Bill Would Rein in PSEG


New York Assembly Members Fred W. Thiele Jr. and Dean Murray of East Patchogue on Tuesday introduced anti conflict-of-interest legislation that would prohibit PSEG-LI, a subsidiary of New Jersey-based utility PSEG, from performing any power management services or electric resource planning for Long Island as long as PSEG continues to sell electricity into the Long Island market and PSEG-owned plants compete with existing and proposed generation plants on Long Island.

“Financial self-interest must not be allowed to cloud crucial decisions about meeting the energy needs of Long Island residents and businesses,” said Mr.

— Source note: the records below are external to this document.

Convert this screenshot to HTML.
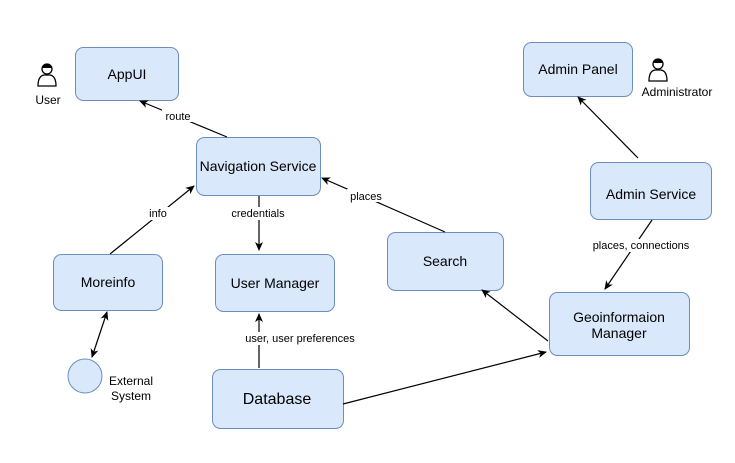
<!DOCTYPE html>
<html><head><meta charset="utf-8"><style>body{margin:0;background:#fff}svg{display:block;font-family:"Liberation Sans",Arial,sans-serif}</style></head><body>
<svg width="735" height="463" viewBox="0 0 735 463">
<defs><marker id="a" markerWidth="10" markerHeight="10" refX="8" refY="5" orient="auto" markerUnits="userSpaceOnUse"><path d="M0,1 L9,5 L0,9 L2.5,5 Z" fill="#000"/></marker>
<marker id="b" markerWidth="10" markerHeight="10" refX="1" refY="5" orient="auto" markerUnits="userSpaceOnUse"><path d="M9,1 L0,5 L9,9 L6.5,5 Z" fill="#000"/></marker></defs>
<g fill="#dae8fc" stroke="#6c8ebf" stroke-width="1">
<rect x="75.5" y="47.5" width="103" height="53" rx="8"/>
<rect x="196.5" y="137.5" width="124" height="58" rx="8"/>
<rect x="53.5" y="254.5" width="109" height="56" rx="8"/>
<rect x="215.5" y="254.5" width="119" height="57" rx="8"/>
<rect x="387.5" y="232.5" width="116" height="58" rx="8"/>
<rect x="523.5" y="42.5" width="109" height="54" rx="8"/>
<rect x="590.5" y="162.5" width="121" height="57" rx="8"/>
<rect x="549.5" y="292.5" width="140" height="63" rx="8"/>
<rect x="212.5" y="369.5" width="131" height="59" rx="8"/>
<circle cx="85" cy="376" r="17"/>
</g>
<g stroke="#000" stroke-width="1.2" fill="none">
<line x1="227" y1="137" x2="140" y2="101" marker-end="url(#a)"/>
<line x1="110" y1="254" x2="194" y2="186" marker-end="url(#a)"/>
<line x1="259" y1="196" x2="259" y2="250" marker-end="url(#a)"/>
<line x1="445" y1="232" x2="322" y2="178" marker-end="url(#a)"/>
<line x1="638" y1="158" x2="578" y2="97" marker-end="url(#a)"/>
<line x1="652" y1="220" x2="605" y2="289" marker-end="url(#a)"/>
<line x1="548" y1="341" x2="482" y2="290" marker-end="url(#a)"/>
<line x1="343" y1="404" x2="546" y2="352" marker-end="url(#a)"/>
<line x1="259" y1="368" x2="259" y2="314" marker-end="url(#a)"/>
<line x1="107" y1="312" x2="92" y2="357" marker-start="url(#b)" marker-end="url(#a)"/>
</g>
<g font-size="11" text-anchor="middle" fill="#000">
<rect x="162" y="109" width="32" height="13" fill="#fff"/><text x="178" y="120">route</text>
<rect x="146" y="207" width="24" height="13" fill="#fff"/><text x="158" y="217">info</text>
<rect x="228" y="207" width="60" height="13" fill="#fff"/><text x="258" y="217">credentials</text>
<rect x="347" y="189" width="38" height="13" fill="#fff"/><text x="366" y="200">places</text>
<rect x="592" y="239" width="100" height="13" fill="#fff"/><text x="641" y="249">places, connections</text>
<rect x="244" y="332" width="112" height="13" fill="#fff"/><text x="300" y="342">user, user preferences</text>
<text x="48" y="104" font-size="12">User</text>
<text x="677" y="96" font-size="12">Administrator</text>
<text x="131" y="385" font-size="12">External</text>
<text x="131" y="400" font-size="12">System</text>
</g>
<g font-size="14" text-anchor="middle" fill="#000">
<text x="127" y="79">AppUI</text>
<text x="258" y="171">Navigation Service</text>
<text x="108" y="287">Moreinfo</text>
<text x="275" y="288">User Manager</text>
<text x="445" y="266">Search</text>
<text x="578" y="74">Admin Panel</text>
<text x="651" y="199">Admin Service</text>
<text x="619" y="322">Geoinformaion</text>
<text x="619" y="338">Manager</text>
<text x="277" y="404" font-size="16">Database</text>
</g>
<g fill="none" stroke="#000" stroke-width="1.3">
<circle cx="47" cy="69" r="5"/><path d="M38,86 Q38,76 44,75 L50,75 Q56,76 56,86 Z"/>
<circle cx="658" cy="64" r="5"/><path d="M649,81 Q649,71 655,70 L661,70 Q667,71 667,81 Z"/>
</g>
<path d="M42,68 Q47,60 52,68 Z" fill="#000"/><path d="M653,63 Q658,55 663,63 Z" fill="#000"/>
</svg>
</body></html>
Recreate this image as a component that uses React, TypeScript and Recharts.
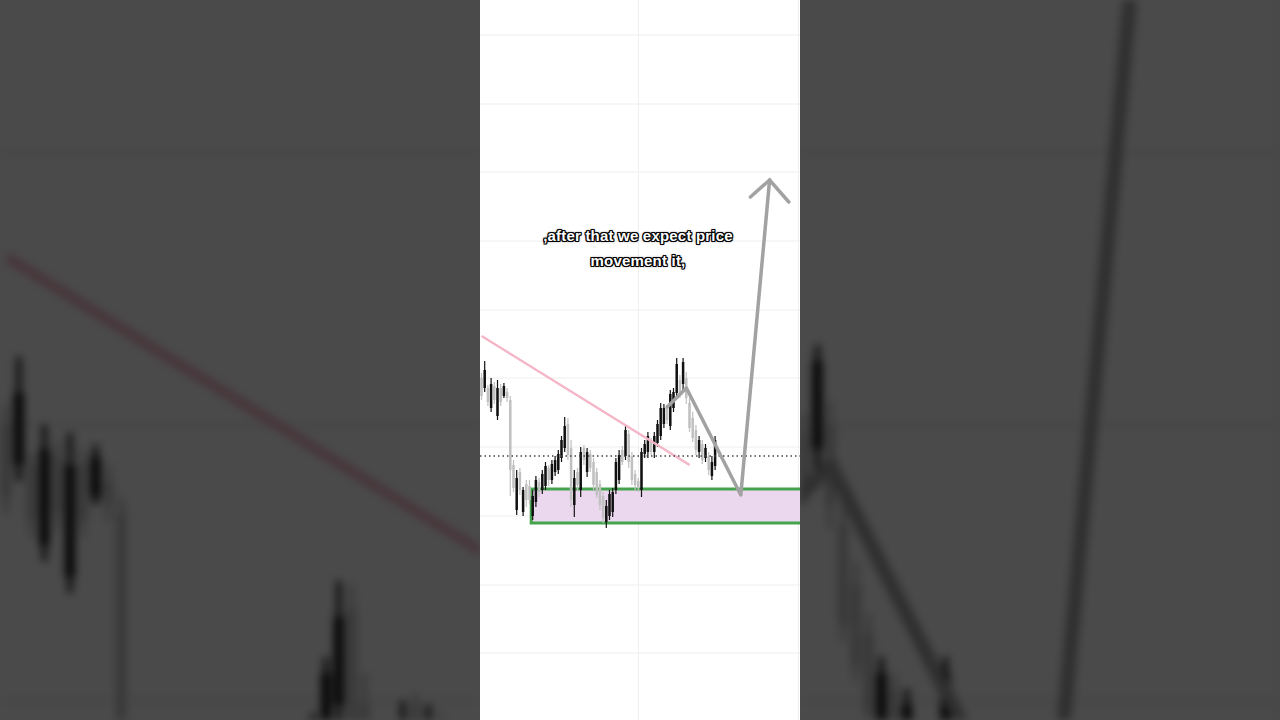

Thiele in a release. “It is critical that the responsibilities and functions of LIPA’s service provider be carried out in an impartial manner so that ratepayers get the affordable, reliable electricity they deserve.”

Long Island imports at least 45 percent of its electricity, including from PSEG-owned plants in New Jersey and Connecticut.

In a 2015 filing with the U.S. Securities and Exchange Commission, PSEG expressed concern that “additions of lower-cost or more efficient generation capacity” could make its plants less economically viable.

On top of operating and maintaining a service area that provides electricity to approximately 1 million residential and commercial ratepayers, PSEG-LI is in charge of resource planning and procurement — responsibilities it assumes from LIPA. In November 2015, PSEG-LI determined that Long Island did not require new power generation until 2028, and halted the development of on-Island energy projects that would modernize the region’s aging power infrastructure and create hundreds of jobs, the assemblymen said in their release.